他们把他双手反剪绑在背上,然后送到了警察局,韩站在门边,看上去很得意。人们对迪安进行搜身时,将军注意到了墙上的朝鲜挂历。这是8月25日,他的结婚纪念日。
2
在返回华盛顿的旅途中,柯林斯将军重新思考如何向他的同事和杜鲁门汇报。这次访问达到了一个有用的目的,强化了麦克阿瑟仁川登陆的决心。他要使麦克阿瑟的充分信心在总统心目中留下深刻印象,同时强调谢尔曼和海军陆战队的警告。
柯林斯的报告丝毫没有减轻杜鲁门对麦克阿瑟日益增长的愤怒。总统对麦克阿瑟最近赞扬蒋介石“抵抗共产党人的统治”的决心仍感愤怒不平。此外,在海外战争退伍军人协会及其在芝加哥举行的年度野营会上公开宣读的这位五星将军的信件中,麦克阿瑟把台湾称为“一艘不沉的航空母舰和潜艇供应船”,批评那些反对向蒋提供进攻性美援的人。由于这些“犯上”行为,杜鲁门受到伤害,严肃地考虑解除他的职务。但他不仅克制自己,而且允许仁川登陆计划继续进行。
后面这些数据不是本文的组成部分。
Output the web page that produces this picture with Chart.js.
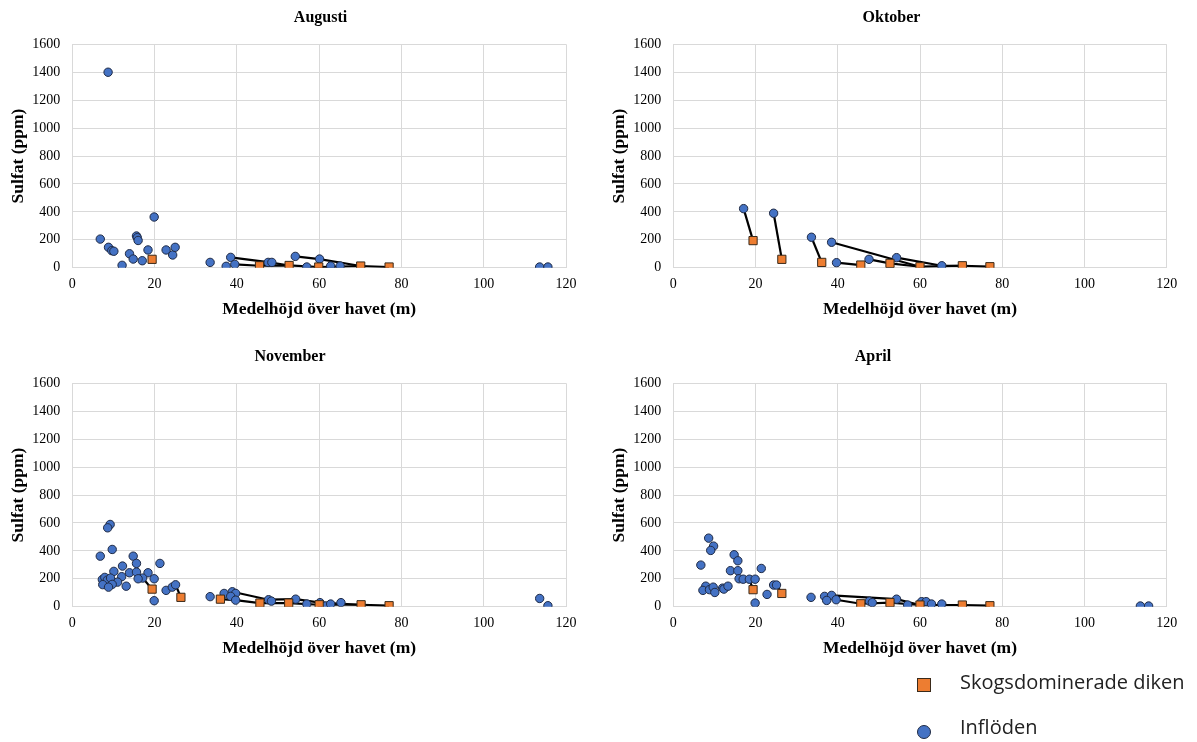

为这次进攻集结了近7万人的部队,但参谋长联席会议还是持强烈的保留意见。8月28日,当五角大楼还在为海外战争退伍军人协会的争吵伤脑筋时,参谋长联席会议最后批准了麦克阿瑟的登陆计划,但仍未明确限定登陆地点。这是华盛顿官僚政治模棱两可的杰作。部队将“或者在仁川,如果仁川附近敌军防御力量薄弱的话,或者仁川以南一个能找到的有利的海滩上”实施登陆。麦克阿瑟甚至没有做出答复。8月30日他发布了他自己的为仁川登陆进行准备的命令。他亲自关照,不要立即把命令的副本送回华盛顿。
甚至麦克阿瑟正在积极推行他的计划时,参谋长联席会议还发给他一个一旦登陆失败,或者登陆没有带来速胜的灾难性影响的最后警告。“我们一方面同意尽快在朝鲜发动反攻,但同时极为关注朝鲜最近事态发展的趋势。”